■ **AVAILABLE DATA**:
-- BEGIN --

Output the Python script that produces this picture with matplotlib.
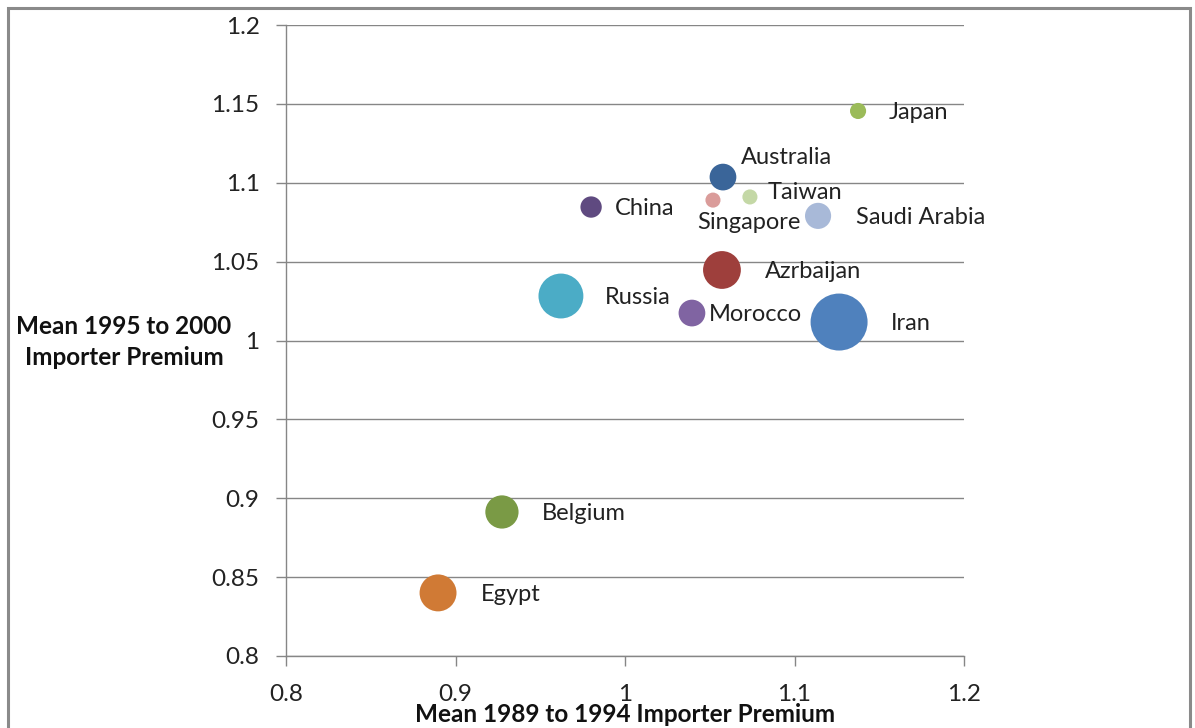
import matplotlib.pyplot as plt
from matplotlib.patches import Rectangle

plt.rcParams['font.family'] = ['Lato', 'DejaVu Sans']

# bubble chart data
countries = ['Japan', 'Australia', 'Taiwan', 'Singapore', 'Saudi Arabia', 'China',
             'Azrbaijan', 'Russia', 'Morocco', 'Iran', 'Belgium', 'Egypt']
premium_89_94 = [1.1375, 1.0578, 1.0737, 1.0519, 1.1139, 0.980,
                 1.0572, 0.9622, 1.0395, 1.1263, 0.9274, 0.8897]
premium_95_00 = [1.1455, 1.1036, 1.0910, 1.0890, 1.0790, 1.0846,
                 1.0447, 1.0282, 1.0174, 1.0117, 0.8913, 0.8400]
bubble_value = [8, 22, 7, 7, 21, 14, 44, 62, 22, 100, 34, 42]

colors = ['#9BBB59', '#3A6599', '#C4D8A6', '#DA9C9A', '#A8B9D8', '#5F4A80',
          '#9E3F3C', '#4BACC6', '#8064A2', '#4F81BD', '#7A9A45', '#D07A35']
# label offsets in points from bubble centre
offsets = [(22, -1), (13, 14), (13, 3), (-11, -16), (27, -1), (17, -1),
           (31, -1), (32, -1), (12, -1), (37, -1), (29, -1), (31, -1)]

fig = plt.figure(figsize=(11.95, 7.28), dpi=100)
ax = fig.add_axes([286 / 1195, 1 - 656 / 728, (964 - 286) / 1195, (656 - 25) / 728])

sizes = [v * 16.84 for v in bubble_value]
ax.scatter(premium_89_94, premium_95_00, s=sizes, c=colors, linewidths=0, zorder=3)

for name, x, y, off in zip(countries, premium_89_94, premium_95_00, offsets):
    ax.annotate(name, (x, y), xytext=off, textcoords='offset points',
                ha='left', va='center', fontsize=17, color='#222222', zorder=4)

ax.set_xlim(0.8, 1.2)
ax.set_ylim(0.8, 1.2)
ax.set_xticks([0.8, 0.9, 1.0, 1.1, 1.2])
ax.set_xticklabels(['0.8', '0.9', '1', '1.1', '1.2'])
ax.set_yticks([0.8, 0.85, 0.9, 0.95, 1.0, 1.05, 1.1, 1.15, 1.2])
ax.set_yticklabels(['0.8', '0.85', '0.9', '0.95', '1', '1.05', '1.1', '1.15', '1.2'])
ax.tick_params(axis='both', direction='out', length=7, width=1, color='#868686',
               labelsize=17.5, labelcolor='#222222')
ax.tick_params(axis='y', pad=12)
ax.tick_params(axis='x', pad=13)

ax.grid(axis='y', color='#868686', linewidth=1)
ax.set_axisbelow(True)
for side in ['top', 'right']:
    ax.spines[side].set_visible(False)
for side in ['left', 'bottom']:
    ax.spines[side].set_color('#868686')
    ax.spines[side].set_linewidth(1)

fig.text(625 / 1195, 1 - 714 / 728, 'Mean 1989 to 1994 Importer Premium',
         ha='center', va='center', fontsize=17.5, fontweight='bold', color='#111111')
fig.text(124 / 1195, 1 - 342 / 728, 'Mean 1995 to 2000\nImporter Premium',
         ha='center', va='center', fontsize=17.5, fontweight='bold', color='#111111',
         linespacing=1.4)

# outer chart frame
fig.patches.append(Rectangle((8 / 1195, -0.05), (1190 - 8) / 1195, 1.05 - 8 / 728,
                             transform=fig.transFigure, fill=False,
                             edgecolor='#8A8A8A', linewidth=2.2))

fig.savefig('out.png', dpi=100)
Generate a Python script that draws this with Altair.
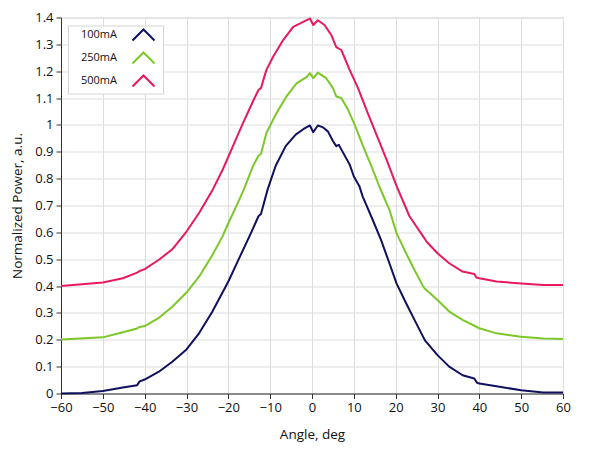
import altair as alt
import pandas as pd

# ---- data ----
series_names = ["100mA", "250mA", "500mA"]
series_colors = ["#10105e", "#7cc828", "#e8195e"]

angle_100 = [-60, -55, -50, -45.2, -41.8, -41.2, -40, -36.6, -33.4, -30, -27, -23.8, -20, -17.4,
             -14.6, -12.8, -12.2, -10.6, -8.7, -6.3, -3.9, -2, -0.5, 0.3, 1.4, 2.5, 3.8, 5, 5.8,
             6.4, 7, 9, 10, 11.3, 12.1, 14.5, 16.5, 18.5, 20.2, 22.5, 24.5, 26.6, 27, 30, 32.8,
             36, 38.8, 39.4, 40, 44.1, 50, 55.3, 60]
power_100 = [0.0, 0.002, 0.009, 0.022, 0.031, 0.045, 0.052, 0.081, 0.118, 0.164, 0.224, 0.305,
             0.417, 0.504, 0.597, 0.66, 0.668, 0.76, 0.847, 0.921, 0.964, 0.985, 0.998, 0.973,
             0.998, 0.992, 0.976, 0.94, 0.921, 0.926, 0.909, 0.853, 0.808, 0.773, 0.734, 0.647,
             0.572, 0.485, 0.41, 0.336, 0.274, 0.21, 0.198, 0.143, 0.10, 0.068, 0.056, 0.041,
             0.037, 0.027, 0.012, 0.004, 0.004]

angle_250 = [-60, -50, -45.2, -41.8, -41.2, -40, -36.6, -33.4, -30, -27, -23.8, -21.4, -20, -17.4,
             -16.3, -14.1, -12.8, -12.2, -10.9, -8.5, -6.1, -3.7, -1.3, -0.5, 0.3, 1.4, 3.4, 5,
             5.8, 7, 8.6, 10.2, 12.2, 14.2, 16.2, 18.5, 20.2, 22.5, 24.5, 26.6, 27, 30, 32.8,
             36, 40, 44.1, 50, 55.3, 60]
power_250 = [0.201, 0.209, 0.228, 0.242, 0.248, 0.251, 0.282, 0.323, 0.376, 0.435, 0.516, 0.585,
             0.634, 0.721, 0.76, 0.847, 0.885, 0.892, 0.97, 1.044, 1.106, 1.155, 1.178, 1.193,
             1.174, 1.195, 1.174, 1.137, 1.106, 1.1, 1.057, 1.001, 0.921, 0.847, 0.767, 0.684,
             0.597, 0.522, 0.46, 0.398, 0.39, 0.348, 0.305, 0.274, 0.243, 0.224, 0.211, 0.205,
             0.203]

angle_500 = [-60, -50, -45.2, -41.8, -41.2, -40, -36.6, -33.4, -30, -27, -23.7, -21.3, -18.9,
             -16.5, -14.1, -12.8, -12.2, -10.9, -9.3, -6.9, -4.5, -2.1, -0.5, 0.3, 1.4, 3.0, 4.6,
             5.8, 7, 9, 11, 13, 15.4, 17.8, 20.2, 23.3, 27, 27.4, 30, 32.8, 36, 38.8, 39.3, 40,
             44.1, 50, 55.3, 60]
power_500 = [0.40, 0.413, 0.429, 0.450, 0.456, 0.463, 0.498, 0.537, 0.603, 0.672, 0.76, 0.835,
             0.921, 1.007, 1.088, 1.13, 1.137, 1.205, 1.254, 1.316, 1.365, 1.384, 1.396, 1.372,
             1.39, 1.372, 1.335, 1.29, 1.279, 1.205, 1.137, 1.057, 0.964, 0.872, 0.773, 0.66,
             0.575, 0.565, 0.522, 0.485, 0.454, 0.445, 0.432, 0.429, 0.417, 0.41, 0.404, 0.404]

x_ticks = [-60, -50, -40, -30, -20, -10, 0, 10, 20, 30, 40, 50, 60]
y_ticks = [0, 0.1, 0.2, 0.3, 0.4, 0.5, 0.6, 0.7, 0.8, 0.9, 1.0, 1.1, 1.2, 1.3, 1.4]

rows = []
for name, angles, powers in [("100mA", angle_100, power_100),
                             ("250mA", angle_250, power_250),
                             ("500mA", angle_500, power_500)]:
    for i, (a, p) in enumerate(zip(angles, powers)):
        rows.append({"series": name, "angle": a, "power": p, "order": i})
df = pd.DataFrame(rows)

FONT = "Open Sans"

chart = alt.Chart(df).mark_line(strokeWidth=2, strokeJoin="round").encode(
    x=alt.X("angle:Q",
            scale=alt.Scale(domain=[-60, 60], nice=False, zero=False),
            axis=alt.Axis(title="Angle, deg", values=x_ticks, format="d",
                          labelFontSize=13, titleFontSize=13.5, titleFontWeight="normal",
                          labelColor="#111111", titleColor="#111111", labelFlush=False,
                          tickSize=5, tickColor="#333333", labelPadding=3, titlePadding=13,
                          domainColor="#333333", gridColor="#dddddd", labelFont=FONT,
                          titleFont=FONT)),
    y=alt.Y("power:Q",
            scale=alt.Scale(domain=[0, 1.4], nice=False),
            axis=alt.Axis(title="Normalized Power, a.u.", values=y_ticks, format=".1~f",
                          labelFontSize=13, titleFontSize=13.5, titleFontWeight="normal",
                          labelColor="#111111", titleColor="#111111", labelFlush=False,
                          tickSize=5, tickColor="#333333", labelPadding=3, titlePadding=10,
                          domainColor="#333333", gridColor="#dddddd", labelFont=FONT,
                          titleFont=FONT)),
    color=alt.Color("series:N",
                    scale=alt.Scale(domain=series_names, range=series_colors),
                    legend=alt.Legend(title=None, orient="none", legendX=7, legendY=8,
                                      fillColor="white", strokeColor="#d4d4d4",
                                      padding=3, rowPadding=4,
                                      symbolType="M-2,1L0,-1L2,1M2.2,0",
                                      symbolSize=121, symbolStrokeWidth=2,
                                      symbolFillColor="transparent",
                                      symbolOffset=66, labelOffset={"expr": "-69"},
                                      labelFontSize=11, labelFont=FONT,
                                      labelColor="#111111")),
    order="order:Q",
).properties(
    width=502, height=376,
    autosize=alt.AutoSizeParams(type="none"),
    padding={"left": 53, "top": 9.5, "right": 18, "bottom": 54},
).configure_view(
    stroke="#333333", strokeWidth=1
).configure(background="white")

chart.save("out.html", embed_options={"renderer": "svg", "actions": False})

-- END --

■ **WORK INSTRUCTIONS**:
Start at the first line of the records and write out everything up to and including the line containing "100, 34, 42]". No pictures.

■ **TASK ANSWER**:
Output the Python script that produces this picture with matplotlib.
import matplotlib.pyplot as plt
from matplotlib.patches import Rectangle

plt.rcParams['font.family'] = ['Lato', 'DejaVu Sans']

# bubble chart data
countries = ['Japan', 'Australia', 'Taiwan', 'Singapore', 'Saudi Arabia', 'China',
             'Azrbaijan', 'Russia', 'Morocco', 'Iran', 'Belgium', 'Egypt']
premium_89_94 = [1.1375, 1.0578, 1.0737, 1.0519, 1.1139, 0.980,
                 1.0572, 0.9622, 1.0395, 1.1263, 0.9274, 0.8897]
premium_95_00 = [1.1455, 1.1036, 1.0910, 1.0890, 1.0790, 1.0846,
                 1.0447, 1.0282, 1.0174, 1.0117, 0.8913, 0.8400]
bubble_value = [8, 22, 7, 7, 21, 14, 44, 62, 22, 100, 34, 42]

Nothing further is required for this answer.